Government asks CRTC to report on "pick and pay" television

19 novembre 2013

Ce billet est disponible en anglais seulement.

As a first step in acting on its Throne Speech promise that it would require television channels to be unbundled, the Canadian government has requested the CRTC to produce a report on how Canadians can be provided with the greatest ability to obtain television services on a “pick and pay” basis, while best meeting the objectives of the Broadcasting Act.

The report is to consider effects on both consumers and a range of industry groups.  With respect to consumers, the CRTC is to explore how Canadians can maintain affordable access to a variety of pay and specialty service, including niche programming, in a more à la carte distribution environment.  The report is also to consider the effect of increased “pick and pay” on broadcasters, distribution undertakings and independent producers, as well as on programming diversity, including with respect to a range of multicultural and linguistic interests.
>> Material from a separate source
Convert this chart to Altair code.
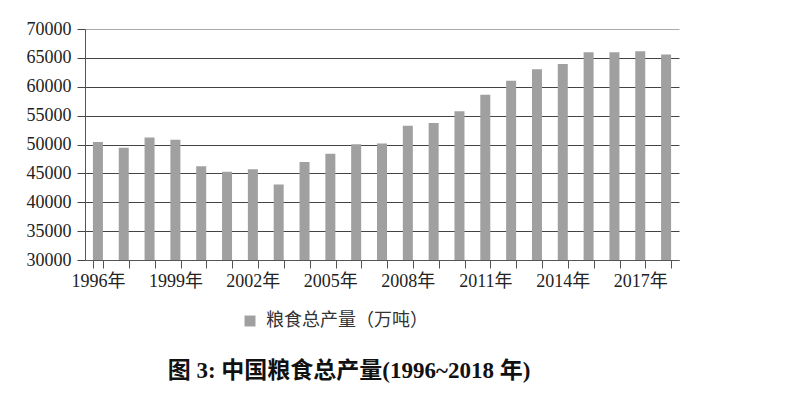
import altair as alt
import pandas as pd

years = [str(y) for y in range(1996, 2019)]
output = [50450, 49420, 51230, 50840, 46220, 45260, 45710, 43070, 46950, 48400,
          50050, 50160, 53260, 53720, 55750, 58620, 61050, 63020, 63940, 65960,
          65960, 66130, 65600]
series = "粮食总产量（万吨）"
title_text = "图 3: 中国粮食总产量(1996~2018 年)"

df = pd.DataFrame({"year": years, "value": output, "series": [series] * len(years)})

serif = "Liberation Serif, Noto Sans CJK SC"

chart = alt.Chart(df, title=alt.Title(
    title_text, orient="bottom", anchor="middle", frame="group",
    font="Liberation Serif, Noto Sans CJK SC", fontSize=23, fontWeight="bold",
    color="#111", dx=-33, offset=30)).mark_bar(width=10, clip=True).encode(
    x=alt.X("year:N", title=None, sort=years,
            scale=alt.Scale(paddingInner=0.6, paddingOuter=0.3),
            axis=alt.Axis(labelAngle=0, tickBand="extent", tickSize=8, tickColor="#555",
                          domainColor="#555", labelPadding=4, labelFont=serif,
                          labelFontSize=18, labelColor="#222", grid=False,
                          labelExpr="(toNumber(datum.value) - 1996) % 3 == 0 ? datum.value + '年' : ''")),
    y=alt.Y("value:Q", title=None,
            scale=alt.Scale(domain=[30000, 70000], nice=False, zero=False),
            axis=alt.Axis(values=list(range(30000, 70001, 5000)), format="d",
                          tickSize=8, tickColor="#444", domainColor="#555",
                          labelPadding=6, labelFont=serif, labelFontSize=18,
                          labelColor="#222", gridColor={"condition": {"test": "datum.value == 70000", "value": "#aaa"}, "value": "#444"},
                          gridWidth=1.2)),
    color=alt.Color("series:N", scale=alt.Scale(range=["#a0a0a0"]),
                    legend=alt.Legend(title=None, orient="none", legendX=156, legendY=283,
                                      symbolType="square", symbolSize=120, symbolStrokeWidth=0,
                                      labelFont="Noto Sans CJK SC", labelFontSize=18,
                                      labelLimit=400, labelColor="#333", labelOffset=7))
).properties(
    width=594, height=231,
    autosize=alt.AutoSizeParams(type="none"),
    padding={"left": 77, "top": 21, "right": 109, "bottom": 127}
).configure_view(stroke=None).configure_axisY(domain=True)

chart.save("out.html", embed_options={"renderer": "svg", "actions": False})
As we noted in an earlier post, there are a number of material challenges to the implementation of a pick-and-pay regime in Canada, including reconciling such a pricing and packaging approach with Broadcasting Act requirements for predominance of Canadian programming and services in the presentation of programming, and with existing CRTC rules requiring that foreign pay and specialty services must be packaged with Canadian services.

The more practical challenges include the dynamic effects of more à la carte offerings on service penetration, pricing and investments in the Canadian production sector.  The Throne Speech promise clearly indicated that the government would protect Canadian jobs while unbundling the offering of television channels.

In apparent recognition of the complexity of the issues, the government has indicated that before taking any action on its promise in the Throne Speech, it will await the results of the CRTC report, due by 30 April 2014.

The pick-and-pay is currently being discussed among participants to the month-long online public discussion imitated by the CRTC, entitled “Let’s Talk TV: A conversation with Canadians.”